● Task statement
Make an exact copy of the listing below.

● Dataset content

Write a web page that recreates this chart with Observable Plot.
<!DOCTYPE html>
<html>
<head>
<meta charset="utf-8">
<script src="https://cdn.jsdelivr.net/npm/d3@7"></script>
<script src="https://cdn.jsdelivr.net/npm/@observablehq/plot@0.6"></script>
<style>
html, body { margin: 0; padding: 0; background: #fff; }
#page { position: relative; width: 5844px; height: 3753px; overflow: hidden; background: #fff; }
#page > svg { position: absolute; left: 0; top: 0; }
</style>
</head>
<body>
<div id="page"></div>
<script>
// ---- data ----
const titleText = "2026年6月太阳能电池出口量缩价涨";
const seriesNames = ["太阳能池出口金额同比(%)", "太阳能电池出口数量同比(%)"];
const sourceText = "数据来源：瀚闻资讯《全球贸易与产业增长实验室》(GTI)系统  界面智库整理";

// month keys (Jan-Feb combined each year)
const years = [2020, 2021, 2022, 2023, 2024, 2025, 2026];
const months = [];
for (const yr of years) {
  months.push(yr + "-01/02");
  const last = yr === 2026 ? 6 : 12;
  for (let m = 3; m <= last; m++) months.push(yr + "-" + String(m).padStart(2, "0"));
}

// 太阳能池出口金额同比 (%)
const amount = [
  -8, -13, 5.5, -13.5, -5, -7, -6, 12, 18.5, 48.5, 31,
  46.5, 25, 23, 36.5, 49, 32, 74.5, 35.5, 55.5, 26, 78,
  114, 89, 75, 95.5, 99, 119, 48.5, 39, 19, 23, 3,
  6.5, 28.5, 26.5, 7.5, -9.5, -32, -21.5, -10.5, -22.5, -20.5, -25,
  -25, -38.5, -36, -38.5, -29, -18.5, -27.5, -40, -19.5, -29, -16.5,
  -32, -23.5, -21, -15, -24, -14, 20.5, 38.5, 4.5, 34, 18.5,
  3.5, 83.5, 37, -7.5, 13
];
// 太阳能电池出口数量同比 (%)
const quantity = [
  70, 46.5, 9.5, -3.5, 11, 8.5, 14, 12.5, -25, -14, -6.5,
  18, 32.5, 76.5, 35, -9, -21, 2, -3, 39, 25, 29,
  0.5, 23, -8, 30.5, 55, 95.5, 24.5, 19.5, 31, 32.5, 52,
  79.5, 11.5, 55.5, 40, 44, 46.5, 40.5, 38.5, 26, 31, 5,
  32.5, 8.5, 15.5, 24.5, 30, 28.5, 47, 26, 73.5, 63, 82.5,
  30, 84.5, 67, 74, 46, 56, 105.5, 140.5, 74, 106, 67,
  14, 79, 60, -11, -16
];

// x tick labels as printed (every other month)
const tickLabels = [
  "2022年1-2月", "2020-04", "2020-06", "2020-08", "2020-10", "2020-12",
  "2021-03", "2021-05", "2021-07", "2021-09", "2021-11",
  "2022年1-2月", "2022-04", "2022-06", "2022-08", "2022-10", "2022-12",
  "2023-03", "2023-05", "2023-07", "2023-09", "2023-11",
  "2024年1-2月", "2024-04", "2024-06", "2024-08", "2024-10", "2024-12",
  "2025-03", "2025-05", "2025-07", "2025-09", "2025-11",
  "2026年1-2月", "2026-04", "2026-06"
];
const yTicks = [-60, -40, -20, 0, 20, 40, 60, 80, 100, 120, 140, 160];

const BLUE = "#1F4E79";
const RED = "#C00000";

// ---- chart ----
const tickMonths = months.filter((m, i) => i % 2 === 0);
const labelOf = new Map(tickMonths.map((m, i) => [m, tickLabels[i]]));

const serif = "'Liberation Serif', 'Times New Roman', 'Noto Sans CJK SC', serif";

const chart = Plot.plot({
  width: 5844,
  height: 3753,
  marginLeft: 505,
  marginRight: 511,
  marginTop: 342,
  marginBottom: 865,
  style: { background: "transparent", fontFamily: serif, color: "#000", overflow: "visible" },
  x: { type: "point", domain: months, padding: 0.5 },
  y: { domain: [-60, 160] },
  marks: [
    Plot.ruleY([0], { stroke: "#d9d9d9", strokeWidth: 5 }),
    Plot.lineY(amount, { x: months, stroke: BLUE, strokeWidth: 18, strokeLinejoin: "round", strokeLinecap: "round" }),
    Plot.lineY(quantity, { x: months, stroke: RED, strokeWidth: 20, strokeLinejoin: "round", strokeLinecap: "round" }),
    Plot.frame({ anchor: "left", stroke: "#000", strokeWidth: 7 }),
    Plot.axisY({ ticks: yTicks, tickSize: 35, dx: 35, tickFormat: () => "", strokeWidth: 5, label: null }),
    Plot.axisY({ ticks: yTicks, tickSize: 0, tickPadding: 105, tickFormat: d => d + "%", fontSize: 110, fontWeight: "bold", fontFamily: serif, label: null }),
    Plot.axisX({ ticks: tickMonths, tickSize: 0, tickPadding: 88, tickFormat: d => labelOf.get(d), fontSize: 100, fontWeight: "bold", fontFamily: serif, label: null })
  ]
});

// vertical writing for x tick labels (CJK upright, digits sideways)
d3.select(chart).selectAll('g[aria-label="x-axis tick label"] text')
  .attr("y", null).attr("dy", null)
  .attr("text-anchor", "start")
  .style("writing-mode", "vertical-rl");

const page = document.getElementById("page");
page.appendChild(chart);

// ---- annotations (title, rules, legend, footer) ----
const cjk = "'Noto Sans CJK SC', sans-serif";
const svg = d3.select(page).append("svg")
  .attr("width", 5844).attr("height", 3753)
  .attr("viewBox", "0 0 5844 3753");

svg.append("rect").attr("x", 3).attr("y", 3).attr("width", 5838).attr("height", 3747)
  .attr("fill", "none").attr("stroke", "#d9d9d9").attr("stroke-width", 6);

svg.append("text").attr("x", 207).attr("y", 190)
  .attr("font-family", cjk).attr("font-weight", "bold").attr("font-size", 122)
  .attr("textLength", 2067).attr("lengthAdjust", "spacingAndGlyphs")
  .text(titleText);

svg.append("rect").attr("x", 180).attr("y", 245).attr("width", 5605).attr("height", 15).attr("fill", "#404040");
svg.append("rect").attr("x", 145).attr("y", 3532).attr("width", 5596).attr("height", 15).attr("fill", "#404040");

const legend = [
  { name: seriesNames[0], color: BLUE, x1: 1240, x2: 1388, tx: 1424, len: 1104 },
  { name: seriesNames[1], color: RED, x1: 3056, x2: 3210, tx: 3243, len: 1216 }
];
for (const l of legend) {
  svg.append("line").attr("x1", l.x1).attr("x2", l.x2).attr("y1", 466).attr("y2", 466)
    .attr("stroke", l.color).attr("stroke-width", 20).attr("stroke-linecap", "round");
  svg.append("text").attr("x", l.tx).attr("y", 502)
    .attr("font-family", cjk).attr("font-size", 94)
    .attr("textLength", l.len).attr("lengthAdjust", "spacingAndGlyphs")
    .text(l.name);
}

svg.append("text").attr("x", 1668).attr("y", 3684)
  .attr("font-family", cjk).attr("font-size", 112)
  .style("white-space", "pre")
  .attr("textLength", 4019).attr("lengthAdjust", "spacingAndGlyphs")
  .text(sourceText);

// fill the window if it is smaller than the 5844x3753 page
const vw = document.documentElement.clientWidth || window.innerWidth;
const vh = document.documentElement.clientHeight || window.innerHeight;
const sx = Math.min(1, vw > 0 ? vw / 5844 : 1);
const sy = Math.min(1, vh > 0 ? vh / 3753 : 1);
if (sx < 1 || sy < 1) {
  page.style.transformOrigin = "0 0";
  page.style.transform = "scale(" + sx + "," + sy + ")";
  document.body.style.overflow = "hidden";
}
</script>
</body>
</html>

● Solution to this task
Write a web page that recreates this chart with Observable Plot.
<!DOCTYPE html>
<html>
<head>
<meta charset="utf-8">
<script src="https://cdn.jsdelivr.net/npm/d3@7"></script>
<script src="https://cdn.jsdelivr.net/npm/@observablehq/plot@0.6"></script>
<style>
html, body { margin: 0; padding: 0; background: #fff; }
#page { position: relative; width: 5844px; height: 3753px; overflow: hidden; background: #fff; }
#page > svg { position: absolute; left: 0; top: 0; }
</style>
</head>
<body>
<div id="page"></div>
<script>
// ---- data ----
const titleText = "2026年6月太阳能电池出口量缩价涨";
const seriesNames = ["太阳能池出口金额同比(%)", "太阳能电池出口数量同比(%)"];
const sourceText = "数据来源：瀚闻资讯《全球贸易与产业增长实验室》(GTI)系统  界面智库整理";

// month keys (Jan-Feb combined each year)
const years = [2020, 2021, 2022, 2023, 2024, 2025, 2026];
const months = [];
for (const yr of years) {
  months.push(yr + "-01/02");
  const last = yr === 2026 ? 6 : 12;
  for (let m = 3; m <= last; m++) months.push(yr + "-" + String(m).padStart(2, "0"));
}

// 太阳能池出口金额同比 (%)
const amount = [
  -8, -13, 5.5, -13.5, -5, -7, -6, 12, 18.5, 48.5, 31,
  46.5, 25, 23, 36.5, 49, 32, 74.5, 35.5, 55.5, 26, 78,
  114, 89, 75, 95.5, 99, 119, 48.5, 39, 19, 23, 3,
  6.5, 28.5, 26.5, 7.5, -9.5, -32, -21.5, -10.5, -22.5, -20.5, -25,
  -25, -38.5, -36, -38.5, -29, -18.5, -27.5, -40, -19.5, -29, -16.5,
  -32, -23.5, -21, -15, -24, -14, 20.5, 38.5, 4.5, 34, 18.5,
  3.5, 83.5, 37, -7.5, 13
];
// 太阳能电池出口数量同比 (%)
const quantity = [
  70, 46.5, 9.5, -3.5, 11, 8.5, 14, 12.5, -25, -14, -6.5,
  18, 32.5, 76.5, 35, -9, -21, 2, -3, 39, 25, 29,
  0.5, 23, -8, 30.5, 55, 95.5, 24.5, 19.5, 31, 32.5, 52,
  79.5, 11.5, 55.5, 40, 44, 46.5, 40.5, 38.5, 26, 31, 5,
  32.5, 8.5, 15.5, 24.5, 30, 28.5, 47, 26, 73.5, 63, 82.5,
  30, 84.5, 67, 74, 46, 56, 105.5, 140.5, 74, 106, 67,
  14, 79, 60, -11, -16
];

// x tick labels as printed (every other month)
const tickLabels = [
  "2022年1-2月", "2020-04", "2020-06", "2020-08", "2020-10", "2020-12",
  "2021-03", "2021-05", "2021-07", "2021-09", "2021-11",
  "2022年1-2月", "2022-04", "2022-06", "2022-08", "2022-10", "2022-12",
  "2023-03", "2023-05", "2023-07", "2023-09", "2023-11",
  "2024年1-2月", "2024-04", "2024-06", "2024-08", "2024-10", "2024-12",
  "2025-03", "2025-05", "2025-07", "2025-09", "2025-11",
  "2026年1-2月", "2026-04", "2026-06"
];
const yTicks = [-60, -40, -20, 0, 20, 40, 60, 80, 100, 120, 140, 160];

const BLUE = "#1F4E79";
const RED = "#C00000";

// ---- chart ----
const tickMonths = months.filter((m, i) => i % 2 === 0);
const labelOf = new Map(tickMonths.map((m, i) => [m, tickLabels[i]]));

const serif = "'Liberation Serif', 'Times New Roman', 'Noto Sans CJK SC', serif";

const chart = Plot.plot({
  width: 5844,
  height: 3753,
  marginLeft: 505,
  marginRight: 511,
  marginTop: 342,
  marginBottom: 865,
  style: { background: "transparent", fontFamily: serif, color: "#000", overflow: "visible" },
  x: { type: "point", domain: months, padding: 0.5 },
  y: { domain: [-60, 160] },
  marks: [
    Plot.ruleY([0], { stroke: "#d9d9d9", strokeWidth: 5 }),
    Plot.lineY(amount, { x: months, stroke: BLUE, strokeWidth: 18, strokeLinejoin: "round", strokeLinecap: "round" }),
    Plot.lineY(quantity, { x: months, stroke: RED, strokeWidth: 20, strokeLinejoin: "round", strokeLinecap: "round" }),
    Plot.frame({ anchor: "left", stroke: "#000", strokeWidth: 7 }),
    Plot.axisY({ ticks: yTicks, tickSize: 35, dx: 35, tickFormat: () => "", strokeWidth: 5, label: null }),
    Plot.axisY({ ticks: yTicks, tickSize: 0, tickPadding: 105, tickFormat: d => d + "%", fontSize: 110, fontWeight: "bold", fontFamily: serif, label: null }),
    Plot.axisX({ ticks: tickMonths, tickSize: 0, tickPadding: 88, tickFormat: d => labelOf.get(d), fontSize: 100, fontWeight: "bold", fontFamily: serif, label: null })
  ]
});

// vertical writing for x tick labels (CJK upright, digits sideways)
d3.select(chart).selectAll('g[aria-label="x-axis tick label"] text')
  .attr("y", null).attr("dy", null)
  .attr("text-anchor", "start")
  .style("writing-mode", "vertical-rl");

const page = document.getElementById("page");
page.appendChild(chart);

// ---- annotations (title, rules, legend, footer) ----
const cjk = "'Noto Sans CJK SC', sans-serif";
const svg = d3.select(page).append("svg")
  .attr("width", 5844).attr("height", 3753)
  .attr("viewBox", "0 0 5844 3753");

svg.append("rect").attr("x", 3).attr("y", 3).attr("width", 5838).attr("height", 3747)
  .attr("fill", "none").attr("stroke", "#d9d9d9").attr("stroke-width", 6);

svg.append("text").attr("x", 207).attr("y", 190)
  .attr("font-family", cjk).attr("font-weight", "bold").attr("font-size", 122)
  .attr("textLength", 2067).attr("lengthAdjust", "spacingAndGlyphs")
  .text(titleText);

svg.append("rect").attr("x", 180).attr("y", 245).attr("width", 5605).attr("height", 15).attr("fill", "#404040");
svg.append("rect").attr("x", 145).attr("y", 3532).attr("width", 5596).attr("height", 15).attr("fill", "#404040");

const legend = [
  { name: seriesNames[0], color: BLUE, x1: 1240, x2: 1388, tx: 1424, len: 1104 },
  { name: seriesNames[1], color: RED, x1: 3056, x2: 3210, tx: 3243, len: 1216 }
];
for (const l of legend) {
  svg.append("line").attr("x1", l.x1).attr("x2", l.x2).attr("y1", 466).attr("y2", 466)
    .attr("stroke", l.color).attr("stroke-width", 20).attr("stroke-linecap", "round");
  svg.append("text").attr("x", l.tx).attr("y", 502)
    .attr("font-family", cjk).attr("font-size", 94)
    .attr("textLength", l.len).attr("lengthAdjust", "spacingAndGlyphs")
    .text(l.name);
}

svg.append("text").attr("x", 1668).attr("y", 3684)
  .attr("font-family", cjk).attr("font-size", 112)
  .style("white-space", "pre")
  .attr("textLength", 4019).attr("lengthAdjust", "spacingAndGlyphs")
  .text(sourceText);

// fill the window if it is smaller than the 5844x3753 page
const vw = document.documentElement.clientWidth || window.innerWidth;
const vh = document.documentElement.clientHeight || window.innerHeight;
const sx = Math.min(1, vw > 0 ? vw / 5844 : 1);
const sy = Math.min(1, vh > 0 ? vh / 3753 : 1);
if (sx < 1 || sy < 1) {
  page.style.transformOrigin = "0 0";
  page.style.transform = "scale(" + sx + "," + sy + ")";
  document.body.style.overflow = "hidden";
}
</script>
</body>
</html>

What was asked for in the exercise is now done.